Depends, I would not buy the service but I sure would give the distro to any windows user who does online banking...
> That's going to make it really popular with the masses. < / grin >
A real hit with the open source masses too.
I bet you could load a stripped-down Ubuntu onto a 2 gig flash drive, boot from it and have enough room to save your data on it. The cool thing would be the ability to save your system settings and bookmarks, which you cannot do with the Knoppix live CD on a system w/o a linux partition.
Just what we need, another foreign press article about Linux. I guess it’s supposed to be about all humanity getting together, so they call this one BabelLinux.
Kumbayah, baby.

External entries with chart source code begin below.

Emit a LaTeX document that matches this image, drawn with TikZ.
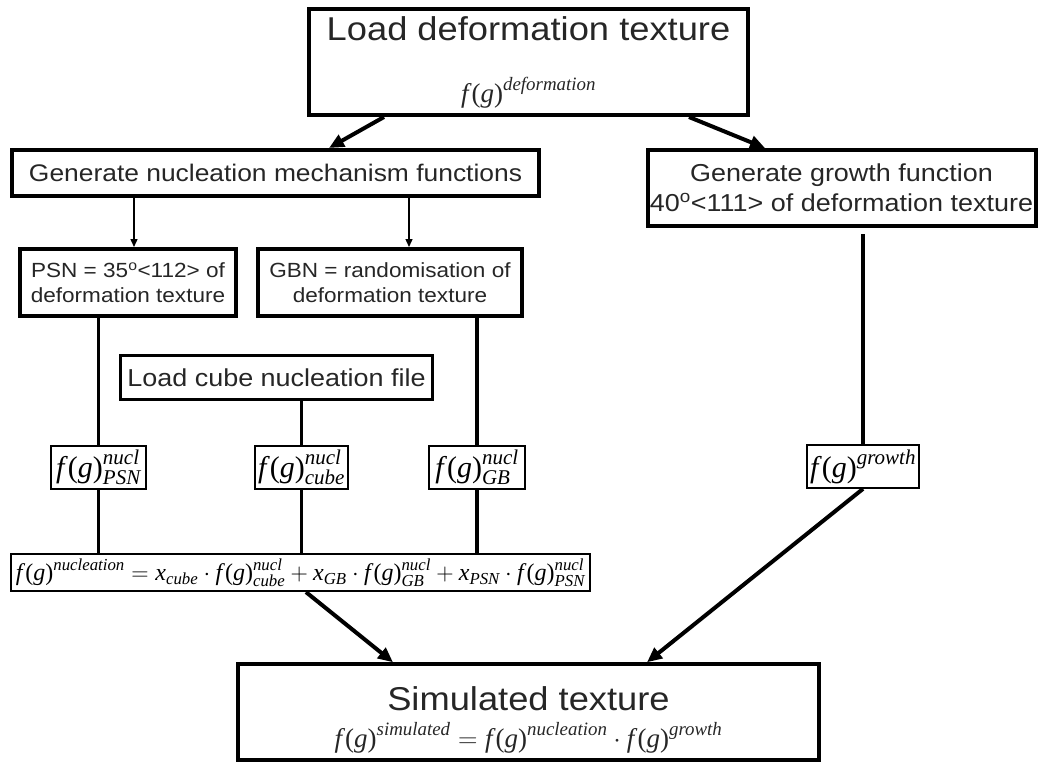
\documentclass[tikz,border=0pt]{standalone}
\usepackage{fix-cm}
\usepackage{amsmath}
\usepackage[no-math]{fontspec}
\setmainfont[FakeStretch=1.1]{Liberation Sans}
\newfontfamily\timesfont{Liberation Serif}
\usepackage{tikz}
\usetikzlibrary{arrows.meta}
\usepackage{xcolor}
\newcommand{\fsize}[2]{\fontsize{#1}{#2}\selectfont}
\newcommand{\tmi}[1]{\text{\timesfont\itshape #1}}
\newcommand{\fg}{\text{\timesfont\itshape f\/\upshape(\itshape g\/\upshape)}}
\tikzset{
    textbox/.style={
        draw,
        line width=4pt,
        inner sep=0pt,
        align=center,
        text=black!85
    },
    formbox/.style={
        draw,
        line width=1.7pt,
        inner sep=0pt,
        font=\fsize{30}{34}
    },
    link/.style={line width=3.3pt},
    bigarrow/.style={line width=4pt,-{Triangle[length=15pt,width=13pt]}},
    smallarrow/.style={line width=1.4pt,-{Triangle[length=8pt,width=7pt]}}
}

\begin{document}
\begin{tikzpicture}[x=1pt,y=-1pt]
        \useasboundingbox (0,0) rectangle (1039,763);
        % deformation
        \node[textbox,minimum width=439pt,minimum height=106pt,font=\fsize{33}{62}] (ld) at (528.5,62)
            {Load deformation texture\\{\fsize{27}{62}$\fg^{\tmi{deformation}}$}};
        \node[textbox,minimum width=527pt,minimum height=46pt,font=\fsize{24}{30}] (gen) at (275.5,173)
            {Generate nucleation mechanism functions};
        \node[textbox,minimum width=388pt,minimum height=76pt,font=\fsize{24.5}{30}] (grow) at (841.5,188)
            {Generate growth function\\40\textsuperscript{o}<111> of deformation texture};
        % nucleation mechanisms
        \node[textbox,minimum width=216pt,minimum height=67pt,font=\fsize{20.5}{25}] (psn) at (128,282.5)
            {PSN = 35\textsuperscript{o}<112> of\\deformation texture};
        \node[textbox,minimum width=264pt,minimum height=67pt,font=\fsize{20.5}{25}] (gbn) at (390,282.5)
            {GBN = randomisation of\\deformation texture};
        \node[textbox,line width=3pt,minimum width=312pt,minimum height=44pt,font=\fsize{24.5}{30}] (cube) at (276.5,377.5)
            {Load cube nucleation file};
        % functions
        \node[formbox,minimum width=95pt,minimum height=43pt] (fpsn) at (98.5,467.5)
            {$\fg^{\tmi{nucl}}_{\tmi{PSN}}$};
        \node[formbox,minimum width=93pt,minimum height=43pt] (fcube) at (301.5,467.5)
            {$\fg^{\tmi{nucl}}_{\tmi{cube}}$};
        \node[formbox,minimum width=96pt,minimum height=43pt] (fgb) at (477,467.5)
            {$\fg^{\tmi{nucl}}_{\tmi{GB}}$};
        \node[formbox,minimum width=112pt,minimum height=43pt] (fgrow) at (863,466.5)
            {$\fg^{\tmi{growth}}$};
        \node[formbox,line width=2.2pt,minimum width=579pt,minimum height=37pt,font=\fsize{24}{28}] (nuc) at (300.5,572.5)
            {$\fg^{\tmi{nucleation}}=\tmi{x}_{\tmi{cube}}\cdot\fg^{\tmi{nucl}}_{\tmi{cube}}
             +\tmi{x}_{\tmi{GB}}\cdot\fg^{\tmi{nucl}}_{\tmi{GB}}
             +\tmi{x}_{\tmi{PSN}}\cdot\fg^{\tmi{nucl}}_{\tmi{PSN}}$};
        % result
        \node[textbox,line width=3.5pt,minimum width=581pt,minimum height=96pt,font=\fsize{33}{37}] (sim) at (528.5,712)
            {\rule{0pt}{40pt}Simulated texture\\{\fsize{27}{37}$\fg^{\tmi{simulated}}=\fg^{\tmi{nucleation}}\cdot\fg^{\tmi{growth}}$}};
        % arrows
        \draw[bigarrow] ([xshift=-144.5pt]ld.south) -- ([xshift=53.5pt]gen.north);
        \draw[bigarrow] ([xshift=160.5pt]ld.south) -- ([xshift=-76.5pt]grow.north);
        \draw[smallarrow] ([xshift=-141.5pt]gen.south) -- ([xshift=6pt]psn.north);
        \draw[smallarrow] ([xshift=133.5pt]gen.south) -- ([xshift=19pt]gbn.north);
        \draw[bigarrow] ([xshift=5.5pt]nuc.south) -- ([xshift=-135.5pt]sim.north);
        \draw[bigarrow] (fgrow.south) -- ([xshift=118.5pt]sim.north);
        % links
        \draw[link] (psn.south -| fpsn) -- (fpsn.north);
        \draw[link] (cube.south -| fcube) -- (fcube.north);
        \draw[link] (gbn.south -| fgb) -- (fgb.north);
        \draw[link,shorten <=6pt] (grow.south -| fgrow) -- (fgrow.north);
        \draw[link] (fpsn.south) -- (nuc.north -| fpsn);
        \draw[link] (fcube.south) -- (nuc.north -| fcube);
        \draw[link] (fgb.south) -- (nuc.north -| fgb);
    \end{tikzpicture}
\end{document}
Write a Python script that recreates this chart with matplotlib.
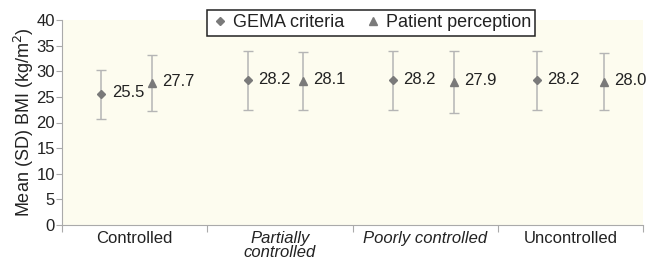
import matplotlib
matplotlib.use("Agg")
import matplotlib.pyplot as plt
from matplotlib.lines import Line2D
import numpy as np

categories = ["Controlled", "Partially\ncontrolled", "Poorly controlled", "Uncontrolled"]
italic_cats = [False, True, True, False]
gema_mean = [25.5, 28.2, 28.2, 28.2]
gema_sd = [4.8, 5.7, 5.7, 5.7]
patient_mean = [27.7, 28.1, 27.9, 28.0]
patient_sd = [5.5, 5.6, 6.1, 5.6]
yticks = [0, 5, 10, 15, 20, 25, 30, 35, 40]

# layout offsets (fraction of a category width, relative to category centre)
gema_off = [-0.23, -0.22, -0.22, -0.23]
pat_off = [0.12, 0.16, 0.20, 0.23]

plt.rcParams['font.family'] = ['Liberation Sans', 'DejaVu Sans']
fig = plt.figure(figsize=(6.51, 2.59), dpi=100)
ax = fig.add_axes([62/651, 1-225/259, (643-62)/651, (225-20)/259])
ax.set_facecolor('#fdfcef')

x = np.arange(len(categories))
xg = x + np.array(gema_off)
xp = x + np.array(pat_off)

mcol = '#7a7a7a'
ecol = '#b5b5b5'
ax.errorbar(xg, gema_mean, yerr=gema_sd, fmt='D', ms=4.2, color=mcol,
            ecolor=ecol, elinewidth=1.1, capsize=3.5, capthick=1.0, zorder=3)
ax.errorbar(xp, patient_mean, yerr=patient_sd, fmt='^', ms=5.8, color=mcol,
            ecolor=ecol, elinewidth=1.1, capsize=3.5, capthick=1.0, zorder=3)

for xi, v in zip(xg, gema_mean):
    ax.annotate(f"{v:.1f}", (xi, v), xytext=(7.5, 1), textcoords='offset points',
                ha='left', va='center', fontsize=12, color='#222222')
for xi, v in zip(xp, patient_mean):
    ax.annotate(f"{v:.1f}", (xi, v), xytext=(7.5, 1), textcoords='offset points',
                ha='left', va='center', fontsize=12, color='#222222')

ax.set_xlim(-0.5, len(categories) - 0.5)
ax.set_ylim(0, 40)
ax.set_yticks(yticks)
ax.tick_params(axis='y', labelsize=12, colors='#222222', length=4, width=0.8, color='#aaaaaa', pad=1)
ax.set_xticks(x)
ax.set_xticklabels(categories, fontsize=12, linespacing=0.95)
for lab, it in zip(ax.get_xticklabels(), italic_cats):
    lab.set_color('#222222')
    if it:
        lab.set_style('italic')
ax.tick_params(axis='x', which='major', length=0, pad=4)
ax.set_xticks(np.arange(len(categories) + 1) - 0.5, minor=True)
ax.tick_params(axis='x', which='minor', length=5, width=0.8, color='#aaaaaa')

for s in ['top', 'right']:
    ax.spines[s].set_visible(False)
for s in ['left', 'bottom']:
    ax.spines[s].set_color('#aaaaaa')
    ax.spines[s].set_linewidth(0.8)

ax.set_ylabel("Mean (SD) BMI (kg/m$^2$)", fontsize=13, color='#222222', labelpad=0)

handles = [Line2D([], [], marker='D', ms=4.5, color=mcol, ls='none'),
           Line2D([], [], marker='^', ms=6, color=mcol, ls='none')]
leg = ax.legend(handles, ['GEMA criteria', 'Patient perception'],
                loc='upper center', bbox_to_anchor=(0.532, 1.049), ncol=2, frameon=True,
                fancybox=False, edgecolor='#222222', fontsize=13, handletextpad=0.2,
                columnspacing=1.1, borderpad=0.25, handlelength=1.0, borderaxespad=0)
leg.get_frame().set_linewidth(1.1)
leg.get_frame().set_facecolor('white')
leg.get_frame().set_alpha(1.0)
for t in leg.get_texts():
    t.set_color('#222222')

fig.savefig("out.png", dpi=100)
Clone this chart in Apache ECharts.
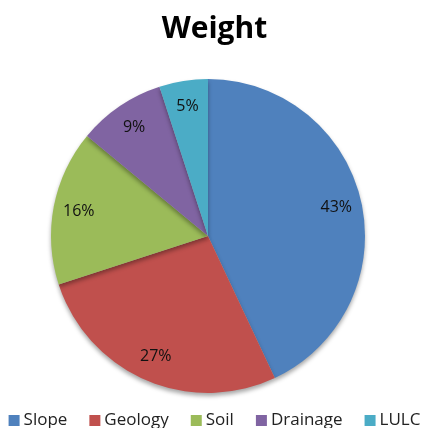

Kumbayah.
11:5 And the lord Bill came down to see the machine language and the Operating System which the children of men were building and the networking they were doing without need of the Windows Networking Wizard.
11:6 And the lord Bill said, See, they are all one people and have all one Operating System; and this is only the start of what they may do: and now it will not be possible to keep them buying my newest Windows Operating System.
11:7 Come, let us go down and take away the code of their language, so that they will not be able to make themselves clear to one another or access any partition on their storage devices.
11:8 So the lord Bill sent them away into every part of the World Wide Web: and they gave up building their Operating System.
11:9 So it was named Babel, because there the lord Bill took away the code of all languages and from there the lord Bill sent them away over all the pages of the Internet.
Book of Vista? Never heard of it. However it’s quite common for Linux supporters to be compared to religious fanatics, might explain why we see all these threads created that link to the foreign press.